Например, упражняясь в усилиях овладеть ходом своих мыслей, Фортунат заметил, что порой у него на редкость хорошо получается, но затем, при попытках уяснить, каким именно способом он достиг такого результата, из памяти изглаживалось все, что могло бы пролить на это свет. В мозгу не оставалось никакого следа, и приходилось все начинать сызнова, чтобы придумать новую методу…
«Сон тела, вот кто похитил у меня сорванный плод», – говорил он себе в таких случаях и, чтобы впредь не допустить этого, принимал решение больше не ложиться спать. Неизвестно, как долго ему пришлось бы изводить себя бессонницей, если бы однажды утром его не осенило: эти странные пустоты в памяти – не что иное, как «пепелища», а из пепла непременно должен восстать вновь обновленный Феникс. И незачем изобретать методы, а потом припоминать их, прав был Пфайль, когда говорил в Хилверсюме: истинная ценность не в готовом холсте, а в таланте художника.
С тех пор как Фортунат уразумел это, овладение мыслями превратилось из утомительной головоломки в неизменное наслаждение, и он восходил от ступени к ступени, даже не считая их, пока в один прекрасный день не обнаружил с великим удивлением, что уже владеет ключом к могуществу, о котором и мечтать не мог.

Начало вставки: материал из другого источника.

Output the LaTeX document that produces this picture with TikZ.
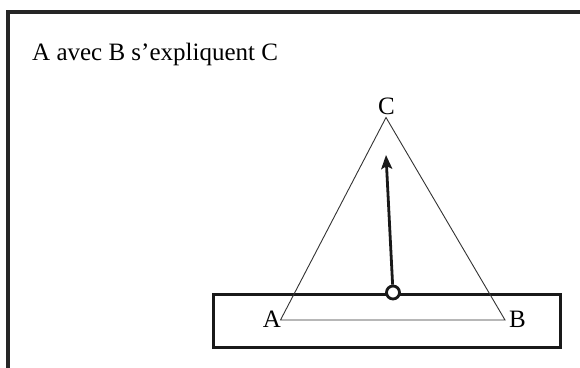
\documentclass[tikz,border=0pt]{standalone}
\usepackage{fontspec}
\setmainfont{Liberation Serif}
\usetikzlibrary{arrows.meta}
\begin{document}
\begin{tikzpicture}[x=1pt,y=-1pt,
  frame/.style={line width=3.2pt,draw=black!85},
  tri/.style={line width=0.9pt,draw=black!80},
  lbl/.style={font=\fontsize{25}{28}\selectfont,inner sep=0pt},
  pivot/.style={circle,draw=black!90,fill=white,line width=2.8pt,minimum size=13pt,inner sep=0pt},
  arr/.style={line width=2.8pt,draw=black!90,-{Stealth[length=14pt,width=11pt,inset=3pt]}}]
\useasboundingbox (0,0) rectangle (580,367);
\clip (0,0) rectangle (580,367);
\fill[white] (0,0) rectangle (580,367);
% outer frame (only top and left visible)
\coordinate (fbl) at (8,380);
\coordinate (ftl) at (8,12);
\coordinate (ftr) at (600,12);
\draw[frame] (fbl) -- (ftl) -- (ftr);
% title
\node[lbl,anchor=base west] (title) at (32,60) {A avec B s’expliquent C};
% base rectangle
\node[draw=black!90,line width=3.2pt,minimum width=347pt,minimum height=53pt,inner sep=0pt,anchor=north west] (base) at (212,292.5) {};
% triangle
\coordinate (va) at (280.5,320);
\coordinate (vb) at (505,320);
\coordinate (vc) at (386,117.5);
\draw[tri] (va) -- (vc) -- (vb) -- cycle;
\node[lbl,anchor=base east,xshift=0.5pt] (la) at (va |- 0,327) {A};
\node[lbl,anchor=base west] (lb) at (509,327) {B};
\node[lbl,anchor=base] (lc) at (386.5,114) {C};
% pivot and arrow
\node[pivot] (piv) at (393,292.5) {};
\coordinate (tip) at (386,155);
\draw[arr] (piv) -- (tip);
\end{tikzpicture}
\end{document}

«У меня такое чувство, что до сих пор я был жертвой мыслей, они роились в моей голове, добывая из нее пищу, – рассказывал он Сваммердаму, с которым все еще по обыкновению делился своими переживаниями, – а теперь я могу усилием воли отправить их в полет, и они возвращаются ко мне, и у каждой – медоносный взяток смысла. Раньше они опустошали меня, а теперь обогащают».
Спустя неделю он случайно наткнулся в дневнике на описанный почти теми же словами сходный духовный казус и не мог не нарадоваться тому, что стоит на верном пути, который нашел сам.